From Where I Sit

By Pat Spilseth, Columnist

Easter is celebrated with  tulips, lilies, hyacinths and hydrangeas beautifying our churches and homes. We honor the risen Christ with hymns accompanied by trumpets, gather family and decorate Easter eggs…Some folks have a chocolate bunny Easter egg hunt for the kids in their neighborhoods.

Have you ever wondered about the idea of Peter Rabbit or some other Easter bunny hopping to your door with a basket of eggs?  Most adults would think that’s another bizarre idea to market the holiday.  It’s a fantasy, but it works on kids.  What kid doesn’t get thrilled and excited about running around the yard hunting for Easter eggs filled with jelly beans, chocolate bunnies,  marshmallow Peeps, Easter outfits, straw bonnets and an Easter parade.

The hunt is often a disaster for that new pastel Easter dress, lacy anklets and Mary Jane shoes of white patent leather.

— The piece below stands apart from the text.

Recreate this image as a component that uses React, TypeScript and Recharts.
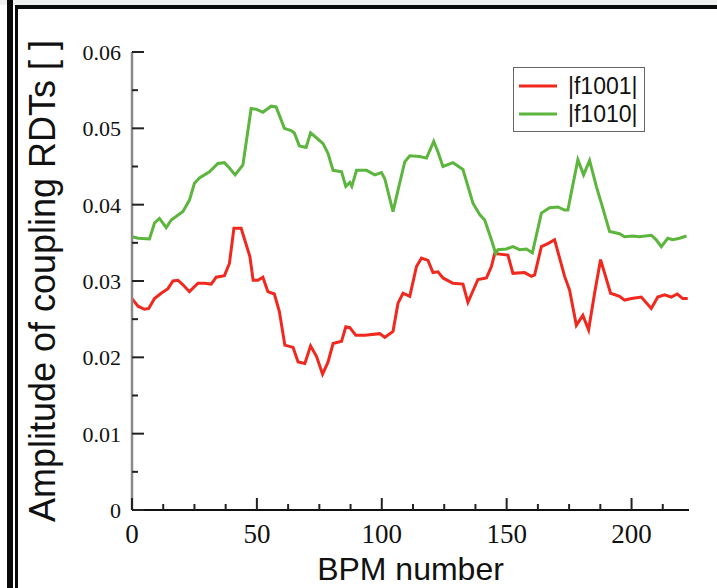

Buying an Easter dress, Easter bonnet, new patent leather shoes, lacy anklets and gloves used to be a tradition many little girls enjoyed.  Usually I didn’t get a new Easter outfit, but one year Aunt Sadie sewed sweet pastel blue Easter dresses for my little sister Barbie and me.  We had fresh haircuts and stood on the front steps of the jailhouse for a photo with Mom’s boxy black Brownie camera.

As a kid, I thought that decorating Easter eggs would be fun.  Moms probably think differently after they’re stuck with cleaning up the mess of cracked eggs, colored dyes, and messes of egg yolks and egg shell chips on the kitchen table and floor.   One year I persuaded Mom to dye hard boiled eggs into pink, aqua, blue and violet colors for Easter.  That happened only once at my house.   We tried dipping the eggs in bowls of various dyes at our formica kitchen table, but our results were not cute, colorful nor edible.  Since nobody in our family liked to eat hard boiled eggs, after a few days sitting on the kitchen table in the sun, the eggs began to smell rotten.  They ended up in the garbage.  Not even our dog would eat those eggs

When my own kids were little, we tried having Easter egg hunts a few years. Usually either Andy or Kate would end up crying because one got more eggs than the other sibling in their basket. We gave the hunt a final try when Kate was about eight and Andy five.  We invited our St Louis, Missouri friends to join us for the holiday.  To get into the spirit, Daddy Dave put on a gray and white Easter Bunny costume with cottontail and long ears.  We parents rose early on the frosty Easter morning to hide the eggs among the trees and bushes in our lawn before the kids awakened.   After getting the kids into their Easter outfits so they’d be ready for church, we distributed pink, purple and yellow straw baskets to all four kids and said GO!  Find the hidden eggs.  Dave got the movie camera ready to roll…

It was a race to disaster.

Dressed in pink and yellow Easter dresses, winter boots and jackets, Kate and Sarah raced to the tall maple trees and bushes in our yard, where the girls had spied a pink and yellow egg.  Andy saw it at the same time!  Dashing to the treasure, they collided and began hitting each other with their straw baskets, fighting to claim the egg for their baskets.  Eggs flew out of the baskets and scattered on the lawn still wet with dew.  Kate wildly scratched Andy’s face, and his chubby cheeks turned beet red with tears of frustration.  Sweet Sarah stared open-mouthed…she’d never seen such chaos, and Patrick, the youngest kid, took this fight as his chance to gather more eggs and fill his basket. Kate dove on Andy’s back, walloped him with her empty basket, and snatched the prized egg!   As their bellowing cries echoed through the neighborhood, their heads smacked and both started bawling.

Meanwhile, up on the deck, Dave, in his warm Bunny outfit, was filming the egg hunt as kids scattered on the yard.  Everybody but the kids were laughing.  I had to separate the fight before someone ended up with a concussion.  Already several faces were streaked with tears and bloody noses.  Their new Easter outfits were ruined, torn with grass stains and blood.  That was the end of Easter hunts at our house.

Personally, I haven’t given up on Easter egg hunts.  It’s so much fun to hide the eggs and watch little kids race to fill their baskets with eggs.  Now that I have four  grandchildren, I’m stuffing plastic Easter eggs with red, yellow and black jelly beans, chocolate bunnies and pink marshmallow Peeps, getting ready to host another hunt.

Since Charli, Max, Margaret, Scout and Ellie are just 6 and younger, I hope it won’t turn out to be the chaotic bloody mess the hunt was thirty years ago when my Andy and Kate fought for prized Easter eggs.

I hope your Easter will be filled with sunshine and blooming flowers, family gatherings and kids in cute Easter outfits without grass or blood stains.